MONTAIGNE: Les Essais - XVI, De la gloire, extrait p.289
Extrait du document
«
Dans cet extrait, Montaigne expose une thèse qui va contre le désir de gloire: on ne peut juger un homme selon
les « apparences extérieures » que lui confère l'opinion publique, car ce serait négliger l'instabilité qui les
caractérise.
Ce passage est situé au centre de l'Essai, entre un mouvement dévaluant le jugement public (p.288) et
un autre critiquant la recherche de l'honneur (p.290-291).
Il s'inscrit donc dans un logique démonstrative à l'échelle
de l'Essai De la gloire, mais il possède également son déroulement propre.

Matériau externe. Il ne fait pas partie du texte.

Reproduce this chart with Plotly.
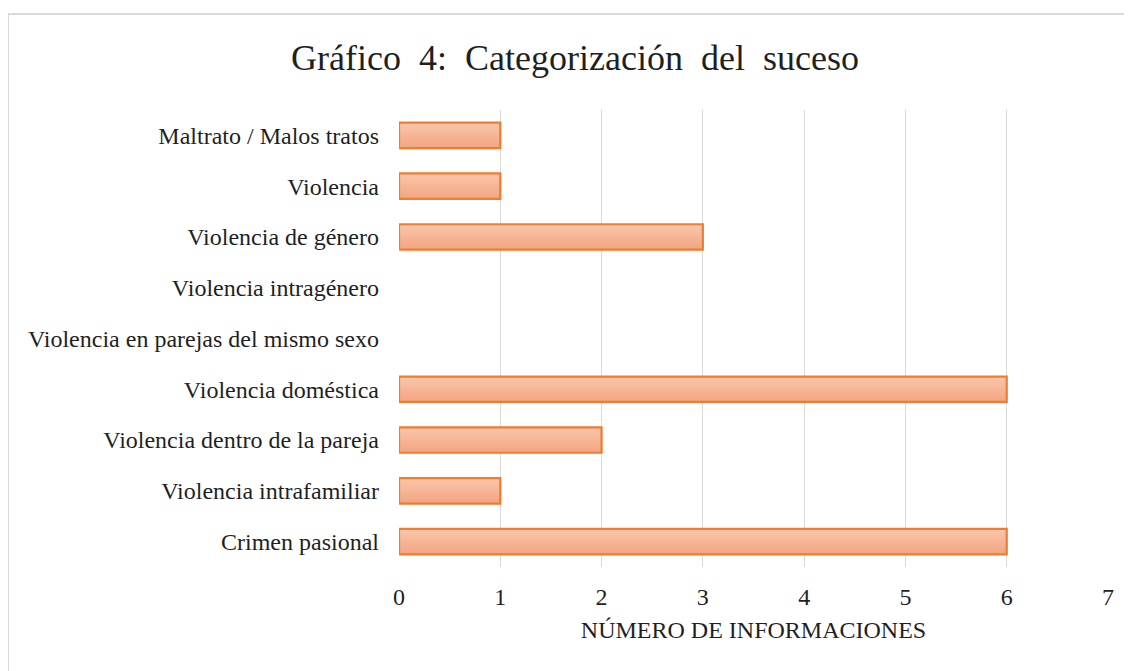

Ce passage illustre un procédé récurrent
dans les Essais : une réflexion indépendante dans sa forme, mais au cœur d'un raisonnement général.
Comment Montaigne parvient-il à nous convaincre que le discours est instable, insaisissable, lorsque lui-même
n'utilise que des procédés d'écriture logiques et rhétoriques ?
Plan du texte :
1)
« Je ne me souci pas…mes contenances.
»
2)
« On a raison…tremble au-dedans.
»
3)
« Et qui auroit l'usage…fin citation »
4)
« Voylà…soy-mesme ».
1)
Phrase1 : peu importe l'image qui transparaît dans l'opinion publique, le plus important est de conserver sa vertu
intérieure.
Montaigne s'implique lui-même dans cette affirmation : 4fois « Je », 2 possessifs : « me ».
« Pas tant (…)
comme » figure d'insistance sur la proposition à venir : effet encore augmenté par l'anaphore : « je ne me soucie ».
La première partie de la phrase est donc faite pour mettre en valeur la seconde.
« Autruy » est opposé par sa place
dans la phrase, et par sons sens, à « moy-mesme ».
La première phrase annonce donc la dualité qui traverse le
passage : public/personnel.
Phrase2 : la richesse intérieure s'acquiert non par la gloire, mais par un travail sur soi.
« Emprunt » signifie
tromperie, mensonge, en d'autres termes : vouloir être vertueux uniquement en public.
A nouveau, « moy »
(singulier) s'oppose à « emprunt » (autrui).
Forte présence du « je » accentue la volonté : « je veux »,
détermination convaincante pour le lecteur.
Phrase courte, style concis : « Je veux…., non… ».
Clarté du propos
accentuée par l'affirmation, et inversement.
Phrase3 : l'opinion publique ne retient de vous que l'apparence de vos actions (en opposition à l'âme vraie), il est
facile de paraître vertueux, mais bien moins de l'être réellement.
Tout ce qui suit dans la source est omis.